§ **Task**
Below are records to repeat exactly. Omit the pictures from the copy.

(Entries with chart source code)
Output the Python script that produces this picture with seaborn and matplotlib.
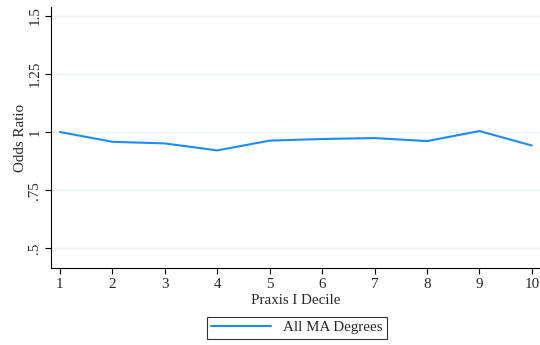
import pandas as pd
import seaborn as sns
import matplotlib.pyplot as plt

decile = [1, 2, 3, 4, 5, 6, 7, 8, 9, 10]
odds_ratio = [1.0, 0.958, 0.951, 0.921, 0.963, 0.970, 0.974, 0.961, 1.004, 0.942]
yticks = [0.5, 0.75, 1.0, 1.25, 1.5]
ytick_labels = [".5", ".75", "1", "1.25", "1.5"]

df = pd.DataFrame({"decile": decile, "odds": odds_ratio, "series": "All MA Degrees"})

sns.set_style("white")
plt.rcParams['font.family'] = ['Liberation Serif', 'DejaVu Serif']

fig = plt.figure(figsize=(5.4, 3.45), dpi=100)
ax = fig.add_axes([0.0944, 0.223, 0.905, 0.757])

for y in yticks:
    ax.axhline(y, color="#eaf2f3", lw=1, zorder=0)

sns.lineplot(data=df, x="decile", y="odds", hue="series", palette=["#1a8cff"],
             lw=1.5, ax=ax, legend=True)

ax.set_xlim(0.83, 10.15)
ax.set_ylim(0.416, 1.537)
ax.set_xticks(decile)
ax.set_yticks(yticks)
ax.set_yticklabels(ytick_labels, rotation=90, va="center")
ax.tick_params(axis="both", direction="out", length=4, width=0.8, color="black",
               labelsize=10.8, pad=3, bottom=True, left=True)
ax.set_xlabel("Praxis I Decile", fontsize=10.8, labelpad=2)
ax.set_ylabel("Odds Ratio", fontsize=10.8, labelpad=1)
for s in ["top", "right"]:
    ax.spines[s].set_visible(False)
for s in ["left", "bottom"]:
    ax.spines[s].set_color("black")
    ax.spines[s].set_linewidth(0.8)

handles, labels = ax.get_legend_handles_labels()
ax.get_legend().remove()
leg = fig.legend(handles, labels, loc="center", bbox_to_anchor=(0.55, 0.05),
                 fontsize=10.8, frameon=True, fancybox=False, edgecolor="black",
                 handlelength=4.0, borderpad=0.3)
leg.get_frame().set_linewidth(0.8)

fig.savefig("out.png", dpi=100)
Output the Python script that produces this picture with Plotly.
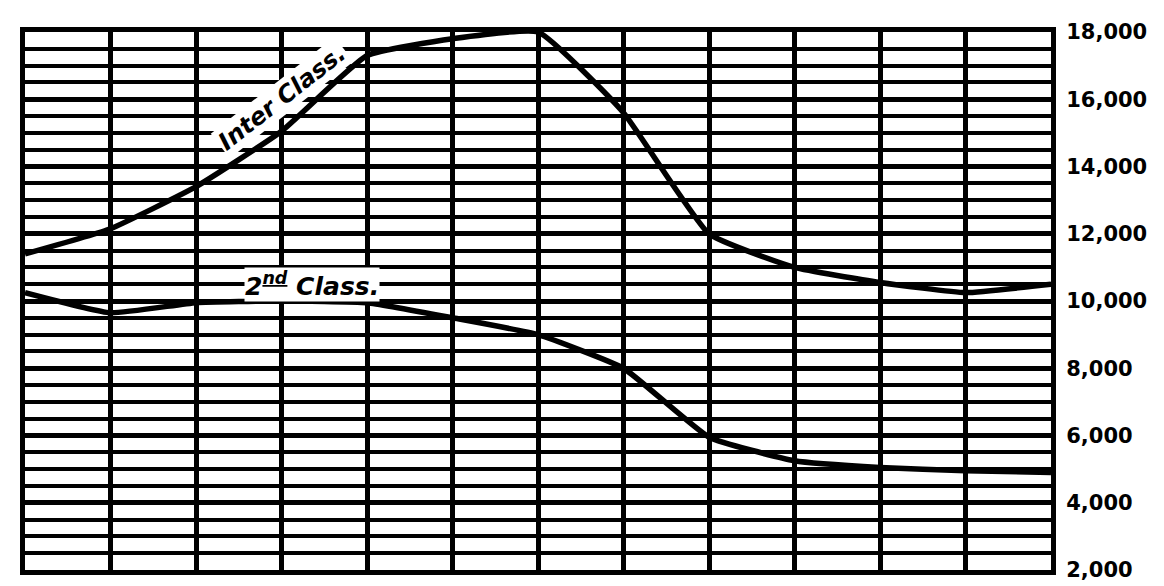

§ **The solution**
Output the Python script that produces this picture with seaborn and matplotlib.
import pandas as pd
import seaborn as sns
import matplotlib.pyplot as plt

decile = [1, 2, 3, 4, 5, 6, 7, 8, 9, 10]
odds_ratio = [1.0, 0.958, 0.951, 0.921, 0.963, 0.970, 0.974, 0.961, 1.004, 0.942]
yticks = [0.5, 0.75, 1.0, 1.25, 1.5]
ytick_labels = [".5", ".75", "1", "1.25", "1.5"]

df = pd.DataFrame({"decile": decile, "odds": odds_ratio, "series": "All MA Degrees"})

sns.set_style("white")
plt.rcParams['font.family'] = ['Liberation Serif', 'DejaVu Serif']

fig = plt.figure(figsize=(5.4, 3.45), dpi=100)
ax = fig.add_axes([0.0944, 0.223, 0.905, 0.757])

for y in yticks:
    ax.axhline(y, color="#eaf2f3", lw=1, zorder=0)

sns.lineplot(data=df, x="decile", y="odds", hue="series", palette=["#1a8cff"],
             lw=1.5, ax=ax, legend=True)

ax.set_xlim(0.83, 10.15)
ax.set_ylim(0.416, 1.537)
ax.set_xticks(decile)
ax.set_yticks(yticks)
ax.set_yticklabels(ytick_labels, rotation=90, va="center")
ax.tick_params(axis="both", direction="out", length=4, width=0.8, color="black",
               labelsize=10.8, pad=3, bottom=True, left=True)
ax.set_xlabel("Praxis I Decile", fontsize=10.8, labelpad=2)
ax.set_ylabel("Odds Ratio", fontsize=10.8, labelpad=1)
for s in ["top", "right"]:
    ax.spines[s].set_visible(False)
for s in ["left", "bottom"]:
    ax.spines[s].set_color("black")
    ax.spines[s].set_linewidth(0.8)

handles, labels = ax.get_legend_handles_labels()
ax.get_legend().remove()
leg = fig.legend(handles, labels, loc="center", bbox_to_anchor=(0.55, 0.05),
                 fontsize=10.8, frameon=True, fancybox=False, edgecolor="black",
                 handlelength=4.0, borderpad=0.3)
leg.get_frame().set_linewidth(0.8)

fig.savefig("out.png", dpi=100)
Output the Python script that produces this picture with Plotly.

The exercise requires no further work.